Sleeping with another person can also be a treat, although the nap may be delayed by some good-natured tomfoolery. Remember what you’re there for, and sooner or later you’ll get to Slumberland.

The Radio Nap is a big favorite. Records end too soon, but a carefully programmed tape of at least 60 minutes can be good. The tape may actually be best as radio stations often cheat and trick the napper. Many times I have drifted off blissfully to a symphony only to be jolted awake 20 minutes later by an operatic tenor who has just struck his thumb with a hammer. It’s a chance you take. Other unwelcome interruptions include the news and Chiefs baseball, and the famous, “This is a test.” Opt, if you can, for instrumental passages. A human voice may be disconcerting, leading you to believe that Art Garfunkel or Linda Ronstadt has entered your bedroom. (Although maybe that’s not such a bad deal.) String music provides a rich dream experience. Classical, light jazz guitar or a lush Stokowski transcription are all delightful.
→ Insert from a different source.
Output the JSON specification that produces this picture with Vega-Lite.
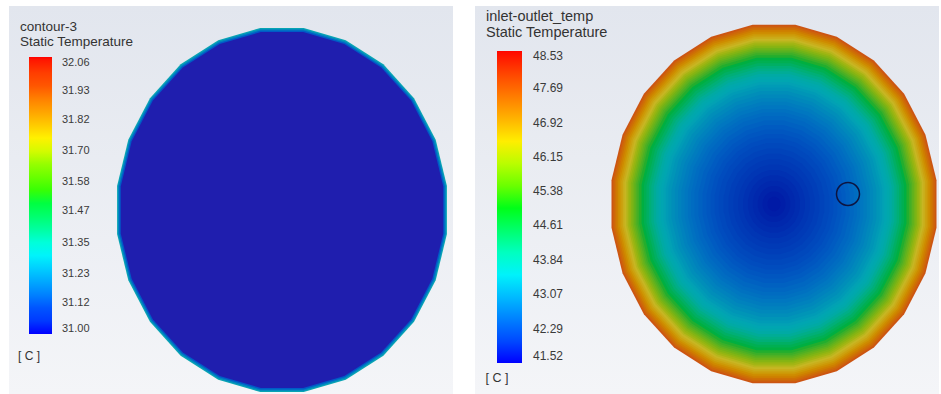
{
  "$schema": "https://vega.github.io/schema/vega-lite/v6.json",
  "padding": {"left": 9, "top": 6, "right": 0, "bottom": 0},
  "autosize": {"type": "pad"},
  "background": "white",
  "spacing": 22,
  "config": {
    "view": {"stroke": null, "fill": {"gradient": "linear", "x1": 0, "y1": 0, "x2": 0, "y2": 1, "stops": [{"offset": 0, "color": "#e2e6ee"}, {"offset": 1, "color": "#f4f5f8"}]}},
    "font": "Liberation Sans",
    "title": {"anchor": "start", "orient": "top", "baseline": "alphabetic", "fontWeight": "normal", "color": "#333333", "font": "Liberation Sans", "frame": "group"}
  },
  "datasets": {
    "left": [
      {"r": 1.0, "t": 31.30},
      {"r": 0.993, "t": 31.20},
      {"r": 0.986, "t": 31.10},
      {"r": 0.978, "t": 31.0}
    ],
    "right": [
      {"r": 1.0, "t": 48.15}, {"r": 0.99, "t": 47.9}, {"r": 0.98, "t": 47.7}, {"r": 0.97, "t": 47.45},
      {"r": 0.96, "t": 47.2}, {"r": 0.95, "t": 46.95}, {"r": 0.94, "t": 46.75}, {"r": 0.93, "t": 46.55},
      {"r": 0.92, "t": 46.35}, {"r": 0.91, "t": 46.2}, {"r": 0.9, "t": 46.0}, {"r": 0.89, "t": 45.85},
      {"r": 0.88, "t": 45.7}, {"r": 0.87, "t": 45.55}, {"r": 0.86, "t": 45.42}, {"r": 0.85, "t": 45.3},
      {"r": 0.84, "t": 45.2}, {"r": 0.83, "t": 45.1}, {"r": 0.815, "t": 44.98}, {"r": 0.8, "t": 44.85},
      {"r": 0.785, "t": 44.7}, {"r": 0.77, "t": 44.52}, {"r": 0.755, "t": 44.35}, {"r": 0.74, "t": 44.15},
      {"r": 0.725, "t": 43.95}, {"r": 0.71, "t": 43.8}, {"r": 0.695, "t": 43.65}, {"r": 0.68, "t": 43.5},
      {"r": 0.665, "t": 43.38}, {"r": 0.65, "t": 43.27}, {"r": 0.63, "t": 43.15}, {"r": 0.61, "t": 43.04},
      {"r": 0.59, "t": 42.94}, {"r": 0.57, "t": 42.84}, {"r": 0.55, "t": 42.75}, {"r": 0.53, "t": 42.66},
      {"r": 0.51, "t": 42.57}, {"r": 0.49, "t": 42.49}, {"r": 0.465, "t": 42.4}, {"r": 0.44, "t": 42.32},
      {"r": 0.415, "t": 42.24}, {"r": 0.39, "t": 42.17}, {"r": 0.365, "t": 42.1}, {"r": 0.34, "t": 42.04},
      {"r": 0.31, "t": 41.98}, {"r": 0.28, "t": 41.92}, {"r": 0.25, "t": 41.87}, {"r": 0.22, "t": 41.82},
      {"r": 0.19, "t": 41.77}, {"r": 0.16, "t": 41.72}, {"r": 0.13, "t": 41.68}, {"r": 0.1, "t": 41.64},
      {"r": 0.07, "t": 41.6}, {"r": 0.04, "t": 41.57}
    ],
    "probe": [{"name": "probe"}]
  },
  "hconcat": [
    {
      "width": 444,
      "height": 388,
      "title": {"text": ["contour-3", "Static Temperature"], "fontSize": 13.5, "lineHeight": 15, "offset": -42, "dx": 11},
      "data": {"name": "left"},
      "encoding": {
        "x": {"datum": 0, "type": "quantitative", "scale": {"domain": [-273, 171], "nice": false, "zero": false}, "axis": null},
        "y": {"datum": 0, "type": "quantitative", "scale": {"domain": [-184, 204], "nice": false, "zero": false}, "axis": null}
      },
      "layer": [
        {
          "mark": {"type": "point", "shape": "M0.118,-0.991L0.347,-0.924L0.552,-0.793L0.719,-0.609L0.837,-0.383L0.898,-0.131L0.898,0.131L0.837,0.383L0.719,0.609L0.552,0.793L0.347,0.924L0.118,0.991L-0.118,0.991L-0.347,0.924L-0.552,0.793L-0.719,0.609L-0.837,0.383L-0.898,0.131L-0.898,-0.131L-0.837,-0.383L-0.719,-0.609L-0.552,-0.793L-0.347,-0.924L-0.118,-0.991Z", "filled": true, "opacity": 1, "strokeWidth": 0},
          "encoding": {
            "size": {"field": "r", "type": "quantitative", "scale": {"type": "pow", "exponent": 2, "domain": [0, 1], "range": [0, 134900]}, "legend": null},
            "fill": {"field": "t", "type": "quantitative", "scale": {"domain": [31.0, 31.307, 31.541, 31.731, 32.06], "range": ["#1f1eae", "#20a6b2", "#22b02c", "#c8c020", "#c8381a"]}, "legend": null},
            "order": {"field": "r", "type": "quantitative", "sort": "descending"}
          }
        },
        {
          "mark": {"type": "point", "filled": true, "opacity": 1, "size": 0, "strokeWidth": 0},
          "encoding": {
            "color": {"field": "t", "type": "quantitative", "scale": {"domain": [31.0, 32.06], "range": ["#0000ff", "#0058ff", "#00b0ff", "#00fff4", "#00ff80", "#00ff0b", "#80ff00", "#fff700", "#ffa500", "#ff5200", "#ff0000"]},
              "legend": {"orient": "none", "legendX": 9, "legendY": 51, "direction": "vertical", "gradientLength": 277, "gradientThickness": 23, "gradientStrokeWidth": 0, "labelFontSize": 11, "labelColor": "#3a3a3a", "labelOffset": 10, "labelOverlap": false, "format": ".2f", "title": "[ C ]", "titleOrient": "bottom", "titleAnchor": "start", "titleAlign": "center", "titleFontSize": 12, "titleFontWeight": "normal", "titleColor": "#333333", "titlePadding": 17, "values": [31.00, 31.12, 31.23, 31.35, 31.47, 31.58, 31.70, 31.82, 31.93, 32.06]}}
          }
        }
      ]
    },
    {
      "width": 464,
      "height": 388,
      "title": {"text": ["inlet-outlet_temp", "Static Temperature"], "fontSize": 14.5, "lineHeight": 16, "offset": -34, "dx": 11},
      "layer": [
        {
          "data": {"name": "right"},
          "mark": {"type": "point", "shape": "M0.118,-0.991L0.347,-0.924L0.552,-0.793L0.719,-0.609L0.837,-0.383L0.898,-0.131L0.898,0.131L0.837,0.383L0.719,0.609L0.552,0.793L0.347,0.924L0.118,0.991L-0.118,0.991L-0.347,0.924L-0.552,0.793L-0.719,0.609L-0.837,0.383L-0.898,0.131L-0.898,-0.131L-0.837,-0.383L-0.719,-0.609L-0.552,-0.793L-0.347,-0.924L-0.118,-0.991Z", "filled": true, "opacity": 1, "strokeWidth": 0},
          "encoding": {
            "x": {"datum": 0, "type": "quantitative", "scale": {"domain": [-299, 165], "nice": false, "zero": false}, "axis": null},
            "y": {"datum": 0, "type": "quantitative", "scale": {"domain": [-190, 198], "nice": false, "zero": false}, "axis": null},
            "size": {"field": "r", "type": "quantitative", "scale": {"type": "pow", "exponent": 2, "domain": [0, 1], "range": [0, 131000]}, "legend": null},
            "fill": {"field": "t", "type": "quantitative", "scale": {"domain": [41.52, 43.55, 45.1, 46.36, 48.53], "range": ["#1212a2", "#1ea4b4", "#22ae2e", "#c8b624", "#c83c1c"]}, "legend": null},
            "order": {"field": "r", "type": "quantitative", "sort": "descending"}
          }
        },
        {
          "data": {"name": "right"},
          "mark": {"type": "point", "filled": true, "opacity": 1, "size": 0, "strokeWidth": 0},
          "encoding": {
            "x": {"datum": 0, "type": "quantitative", "scale": {"domain": [-299, 165], "nice": false, "zero": false}, "axis": null},
            "y": {"datum": 0, "type": "quantitative", "scale": {"domain": [-190, 198], "nice": false, "zero": false}, "axis": null},
            "color": {"field": "t", "type": "quantitative", "scale": {"domain": [41.52, 48.53], "range": ["#0000ff", "#0058ff", "#00b0ff", "#00fff4", "#00ff80", "#00ff0b", "#80ff00", "#fff700", "#ffa500", "#ff5200", "#ff0000"]},
              "legend": {"orient": "none", "legendX": 11, "legendY": 45, "direction": "vertical", "gradientLength": 312, "gradientThickness": 25, "gradientStrokeWidth": 0, "labelFontSize": 12, "labelColor": "#3a3a3a", "labelOffset": 11, "labelOverlap": false, "format": ".2f", "title": "[ C ]", "titleOrient": "bottom", "titleAnchor": "start", "titleAlign": "center", "titleFontSize": 12.5, "titleFontWeight": "normal", "titleColor": "#333333", "titlePadding": 9, "values": [41.52, 42.29, 43.07, 43.84, 44.61, 45.38, 46.15, 46.92, 47.69, 48.53]}}
          }
        },
        {
          "data": {"name": "probe"},
          "mark": {"type": "point", "shape": "circle", "filled": false, "opacity": 1, "stroke": "#0d1440", "strokeWidth": 1.5, "size": 529},
          "encoding": {
            "x": {"datum": 74, "type": "quantitative", "scale": {"domain": [-299, 165], "nice": false, "zero": false}, "axis": null},
            "y": {"datum": 10, "type": "quantitative", "scale": {"domain": [-190, 198], "nice": false, "zero": false}, "axis": null}
          }
        }
      ]
    }
  ],
  "resolve": {"scale": {"x": "independent", "y": "independent", "size": "independent", "fill": "independent", "color": "independent"}, "legend": {"color": "independent"}}
}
Surfacing: Do not set the alarm. Leave instructions with a trusted servant if you must, but the best way up is to surface at your own speed. Make groaning noises. Stretch each limb individually. Allow the heart to quicken at a moderate pace. Rise slowly and fetch a small glass of water. Put on a robe and shadow box for a few minutes. A quick shower and a rub-down and you’ll be ready for anything, even another nap. Above all, do not feel guilty. If anyone expresses disdain for the way you spent your afternoon, knock them down with a large loaf of French bread. They’ll hold their tongue in the future.

Remember, any clown can pass out when it gets dark. The napping virtuoso calls his own shots, casts traditional schedules and restrictions to the wind, and drifts away in style. As Henri Amiel said in his familiar Journal Intime, “Sleep is the mystery of life, a wonderful performance of nature.”